Social Media – Changes your Business Need to Make in 2017

 

If your social media campaigns seem to be delivering fewer results recently, you aren’t alone. Even large brands (reportedly) reach as little one in every 50 of their own followers, i.e., a mere 2%.

This isn’t surprising with content being shared more than ever. The space in our news feed is at a premium and content from friends and family gets preference. Brand campaigns, on the other hand, don’t make the cut very often.

More Focus

Gone are the days of being able to engage with users for free through “organic posts.” But it doesn’t mean that businesses should give up on social media altogether. The need of the hour is focus.

Instead of blasting out updates, brands can now focus on followers as well as non-followers with a higher degree of accuracy. The rich social data with networks enables targeting not just specific demographic groups but also “lookalike audiences,” alike that of the competition.

More focused, simpler to use and more effective than before.
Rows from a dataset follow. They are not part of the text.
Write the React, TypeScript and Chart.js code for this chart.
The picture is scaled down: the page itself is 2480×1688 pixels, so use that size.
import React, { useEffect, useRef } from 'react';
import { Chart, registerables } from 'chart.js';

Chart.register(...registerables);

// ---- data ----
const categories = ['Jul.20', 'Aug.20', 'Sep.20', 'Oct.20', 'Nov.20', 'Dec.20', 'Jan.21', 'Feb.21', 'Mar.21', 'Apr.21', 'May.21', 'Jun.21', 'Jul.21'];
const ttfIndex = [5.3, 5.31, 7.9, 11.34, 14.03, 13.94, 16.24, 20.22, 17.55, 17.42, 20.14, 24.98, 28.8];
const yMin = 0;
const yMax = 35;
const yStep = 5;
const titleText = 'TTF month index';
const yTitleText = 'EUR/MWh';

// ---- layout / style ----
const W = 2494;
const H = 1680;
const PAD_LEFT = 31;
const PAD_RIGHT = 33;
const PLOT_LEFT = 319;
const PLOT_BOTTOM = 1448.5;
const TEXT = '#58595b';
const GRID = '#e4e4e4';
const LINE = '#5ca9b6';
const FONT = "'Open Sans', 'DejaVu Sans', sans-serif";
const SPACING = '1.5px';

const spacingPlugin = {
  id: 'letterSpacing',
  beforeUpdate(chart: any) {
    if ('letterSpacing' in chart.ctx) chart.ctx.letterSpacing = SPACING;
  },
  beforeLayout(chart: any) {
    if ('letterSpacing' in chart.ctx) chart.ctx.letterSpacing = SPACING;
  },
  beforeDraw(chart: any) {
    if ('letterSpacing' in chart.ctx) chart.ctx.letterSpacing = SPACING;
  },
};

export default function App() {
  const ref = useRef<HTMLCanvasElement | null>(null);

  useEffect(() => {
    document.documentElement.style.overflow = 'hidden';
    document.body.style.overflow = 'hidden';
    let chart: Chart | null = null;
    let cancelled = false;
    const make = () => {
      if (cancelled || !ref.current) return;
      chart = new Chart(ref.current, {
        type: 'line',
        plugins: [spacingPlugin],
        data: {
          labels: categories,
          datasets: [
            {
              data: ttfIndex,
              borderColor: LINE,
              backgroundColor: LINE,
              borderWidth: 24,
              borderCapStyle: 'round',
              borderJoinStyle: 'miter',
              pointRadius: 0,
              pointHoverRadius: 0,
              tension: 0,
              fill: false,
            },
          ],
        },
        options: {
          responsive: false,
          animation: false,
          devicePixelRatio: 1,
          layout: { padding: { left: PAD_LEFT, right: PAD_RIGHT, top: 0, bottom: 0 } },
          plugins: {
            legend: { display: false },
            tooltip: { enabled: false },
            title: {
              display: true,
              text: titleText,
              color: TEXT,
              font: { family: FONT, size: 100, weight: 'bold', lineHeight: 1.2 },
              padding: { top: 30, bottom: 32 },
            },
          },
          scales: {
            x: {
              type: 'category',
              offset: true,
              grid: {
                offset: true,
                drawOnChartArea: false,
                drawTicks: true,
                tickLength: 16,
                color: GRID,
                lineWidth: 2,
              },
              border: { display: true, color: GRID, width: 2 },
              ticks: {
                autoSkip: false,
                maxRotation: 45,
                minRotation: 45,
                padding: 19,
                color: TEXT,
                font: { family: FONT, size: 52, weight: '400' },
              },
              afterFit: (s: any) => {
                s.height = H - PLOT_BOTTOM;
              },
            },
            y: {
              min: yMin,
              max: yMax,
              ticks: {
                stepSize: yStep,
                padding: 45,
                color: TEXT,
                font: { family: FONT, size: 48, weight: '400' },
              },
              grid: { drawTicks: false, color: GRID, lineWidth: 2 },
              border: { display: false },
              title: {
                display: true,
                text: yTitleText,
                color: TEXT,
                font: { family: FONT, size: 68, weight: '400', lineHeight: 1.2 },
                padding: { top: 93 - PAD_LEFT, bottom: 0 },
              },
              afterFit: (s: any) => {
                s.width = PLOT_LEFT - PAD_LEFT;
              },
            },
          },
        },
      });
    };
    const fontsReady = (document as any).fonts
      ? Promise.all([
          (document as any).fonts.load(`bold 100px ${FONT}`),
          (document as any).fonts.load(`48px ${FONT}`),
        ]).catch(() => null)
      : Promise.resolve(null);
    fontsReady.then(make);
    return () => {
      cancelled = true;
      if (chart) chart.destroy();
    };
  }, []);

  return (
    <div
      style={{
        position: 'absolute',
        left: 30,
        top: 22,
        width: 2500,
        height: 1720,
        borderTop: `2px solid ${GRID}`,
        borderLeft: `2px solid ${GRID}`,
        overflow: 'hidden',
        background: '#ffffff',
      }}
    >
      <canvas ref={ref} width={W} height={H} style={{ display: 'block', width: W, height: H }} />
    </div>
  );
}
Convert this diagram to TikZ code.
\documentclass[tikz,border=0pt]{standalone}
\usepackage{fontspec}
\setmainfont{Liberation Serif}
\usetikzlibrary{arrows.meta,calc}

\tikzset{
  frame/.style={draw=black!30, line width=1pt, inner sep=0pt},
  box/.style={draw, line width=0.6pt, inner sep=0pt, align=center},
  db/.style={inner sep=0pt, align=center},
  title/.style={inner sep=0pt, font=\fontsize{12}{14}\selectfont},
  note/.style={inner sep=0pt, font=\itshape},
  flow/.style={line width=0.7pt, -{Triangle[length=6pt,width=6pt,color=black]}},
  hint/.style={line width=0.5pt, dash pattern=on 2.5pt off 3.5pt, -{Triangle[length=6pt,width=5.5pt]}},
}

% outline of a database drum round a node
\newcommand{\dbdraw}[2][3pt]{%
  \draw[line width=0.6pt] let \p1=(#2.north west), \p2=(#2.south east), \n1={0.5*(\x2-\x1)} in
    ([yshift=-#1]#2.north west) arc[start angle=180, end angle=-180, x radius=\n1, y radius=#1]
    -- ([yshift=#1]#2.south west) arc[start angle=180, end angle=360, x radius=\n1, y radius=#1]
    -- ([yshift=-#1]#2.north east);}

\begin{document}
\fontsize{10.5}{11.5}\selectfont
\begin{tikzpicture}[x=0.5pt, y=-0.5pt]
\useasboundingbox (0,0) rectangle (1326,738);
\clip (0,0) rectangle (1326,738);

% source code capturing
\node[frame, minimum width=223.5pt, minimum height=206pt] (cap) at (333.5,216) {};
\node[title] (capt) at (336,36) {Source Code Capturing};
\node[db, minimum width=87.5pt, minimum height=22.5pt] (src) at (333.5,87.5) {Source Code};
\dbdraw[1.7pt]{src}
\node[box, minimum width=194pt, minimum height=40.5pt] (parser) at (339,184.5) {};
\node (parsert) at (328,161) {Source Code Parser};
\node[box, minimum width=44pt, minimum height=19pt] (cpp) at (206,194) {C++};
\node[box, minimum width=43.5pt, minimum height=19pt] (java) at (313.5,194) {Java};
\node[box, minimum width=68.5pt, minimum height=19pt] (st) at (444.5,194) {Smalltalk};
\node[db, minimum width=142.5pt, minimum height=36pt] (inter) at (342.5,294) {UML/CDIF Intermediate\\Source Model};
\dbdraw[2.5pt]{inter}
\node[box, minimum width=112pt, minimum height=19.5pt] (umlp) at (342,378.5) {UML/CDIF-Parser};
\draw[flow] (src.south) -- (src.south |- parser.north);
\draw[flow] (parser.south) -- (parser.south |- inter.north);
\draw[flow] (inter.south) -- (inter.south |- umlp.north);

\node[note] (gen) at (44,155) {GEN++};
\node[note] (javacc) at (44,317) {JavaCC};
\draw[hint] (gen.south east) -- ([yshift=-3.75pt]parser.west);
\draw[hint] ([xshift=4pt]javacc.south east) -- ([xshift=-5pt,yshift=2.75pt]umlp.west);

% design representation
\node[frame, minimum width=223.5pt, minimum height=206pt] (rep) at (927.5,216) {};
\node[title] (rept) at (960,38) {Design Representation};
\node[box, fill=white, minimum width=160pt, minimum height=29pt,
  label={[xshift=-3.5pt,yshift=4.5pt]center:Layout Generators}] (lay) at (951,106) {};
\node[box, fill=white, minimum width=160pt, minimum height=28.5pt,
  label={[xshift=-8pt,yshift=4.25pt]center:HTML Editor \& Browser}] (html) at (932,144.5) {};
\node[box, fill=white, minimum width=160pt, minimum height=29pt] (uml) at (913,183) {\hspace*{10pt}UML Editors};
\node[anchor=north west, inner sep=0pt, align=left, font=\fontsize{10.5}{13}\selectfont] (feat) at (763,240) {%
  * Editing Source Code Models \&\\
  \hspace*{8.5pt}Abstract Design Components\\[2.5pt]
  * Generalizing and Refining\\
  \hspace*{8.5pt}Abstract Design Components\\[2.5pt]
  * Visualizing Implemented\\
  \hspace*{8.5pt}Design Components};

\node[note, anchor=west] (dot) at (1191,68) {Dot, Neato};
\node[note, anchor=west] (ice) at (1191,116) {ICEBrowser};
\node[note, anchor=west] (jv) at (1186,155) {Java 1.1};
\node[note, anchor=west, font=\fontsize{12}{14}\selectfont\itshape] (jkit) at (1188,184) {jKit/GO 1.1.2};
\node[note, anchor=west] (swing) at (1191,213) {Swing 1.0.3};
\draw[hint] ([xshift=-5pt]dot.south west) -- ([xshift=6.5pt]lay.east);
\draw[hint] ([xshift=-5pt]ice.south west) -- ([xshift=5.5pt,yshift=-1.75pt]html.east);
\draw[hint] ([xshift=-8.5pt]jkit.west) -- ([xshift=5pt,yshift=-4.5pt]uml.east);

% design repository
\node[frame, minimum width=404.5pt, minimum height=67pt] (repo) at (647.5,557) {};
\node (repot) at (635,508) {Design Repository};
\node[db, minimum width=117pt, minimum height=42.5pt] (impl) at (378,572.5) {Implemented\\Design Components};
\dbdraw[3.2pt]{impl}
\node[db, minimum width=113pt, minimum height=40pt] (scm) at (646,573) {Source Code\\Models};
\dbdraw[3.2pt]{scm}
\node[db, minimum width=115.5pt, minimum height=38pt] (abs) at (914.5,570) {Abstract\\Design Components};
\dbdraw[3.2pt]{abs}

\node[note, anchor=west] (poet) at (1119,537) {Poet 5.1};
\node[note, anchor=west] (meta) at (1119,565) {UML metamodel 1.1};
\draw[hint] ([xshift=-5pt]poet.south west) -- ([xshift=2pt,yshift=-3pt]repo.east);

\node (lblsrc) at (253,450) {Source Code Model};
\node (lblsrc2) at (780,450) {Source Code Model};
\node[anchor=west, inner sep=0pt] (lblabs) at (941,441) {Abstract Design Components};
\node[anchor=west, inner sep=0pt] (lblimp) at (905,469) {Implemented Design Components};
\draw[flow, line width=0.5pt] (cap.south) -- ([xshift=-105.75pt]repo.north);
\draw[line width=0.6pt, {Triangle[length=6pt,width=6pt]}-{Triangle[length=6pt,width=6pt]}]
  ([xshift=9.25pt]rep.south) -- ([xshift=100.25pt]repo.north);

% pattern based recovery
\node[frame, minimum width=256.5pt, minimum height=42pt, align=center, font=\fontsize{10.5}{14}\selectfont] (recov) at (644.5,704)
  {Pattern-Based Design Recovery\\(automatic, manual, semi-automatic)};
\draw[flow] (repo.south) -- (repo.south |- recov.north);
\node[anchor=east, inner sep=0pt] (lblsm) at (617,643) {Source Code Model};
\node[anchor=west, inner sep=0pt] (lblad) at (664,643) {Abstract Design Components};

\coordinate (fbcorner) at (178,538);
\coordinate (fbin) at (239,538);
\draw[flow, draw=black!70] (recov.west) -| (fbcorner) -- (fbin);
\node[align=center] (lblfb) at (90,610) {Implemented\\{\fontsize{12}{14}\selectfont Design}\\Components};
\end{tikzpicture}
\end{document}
Here’s how you can achieve that:

 

Go for Pay

Industry analyst Gartner is uncharacteristically blunt In its new report: “Sustained success in social marketing now requires paid advertising.” With more than 80% of companies planning to deploy a social ad campaign this year, paid ads are increasingly becoming the foundation of social strategies.

Most major brands run their own “native ads,” – promoted posts or updates designed to look just like the real thing (with tiny disclaimers). Once you get over the initial hesitance of groveling for Tweets and posts, paid ads for social media does come with several advantages for businesses.

The returns on this social media investment can be tracked and quantified. Paid social media analytics gives real-time access to results, with instant feedback on parameters like costs per view, clicks, etc. While the work of creating and bidding these ads was considerable in the past, several online platforms have simplified the process.

Enlist your own Social Army

There’s another critical and often overlooked way to get the message out that entails no considerable cost: your employees and customers. You get to expand your reach, more so in the case of large companies. Besides, messages are being shared by personal accounts (rather than the brand), they manage to reach a higher percentage of followers.

Employee advocacy – inviting coworkers to share brand messages on their own social media accounts – comes with a host of benefits. In general, content shared by employees reportedly gets eight times more engagement than that by brand channels.

Be warned that there’s a right way and a wrong way to encourage employee sharing. It should never be obligatory; employees should actually want to share company news.

User-generated content is a powerful way to engage with customers along with the benefits of crowd-sourced inspiration and creativity. But the challenge remains to incentivize users to generate this clickable content. An old-fashioned contest never hurts. And the easier it is to share, the better.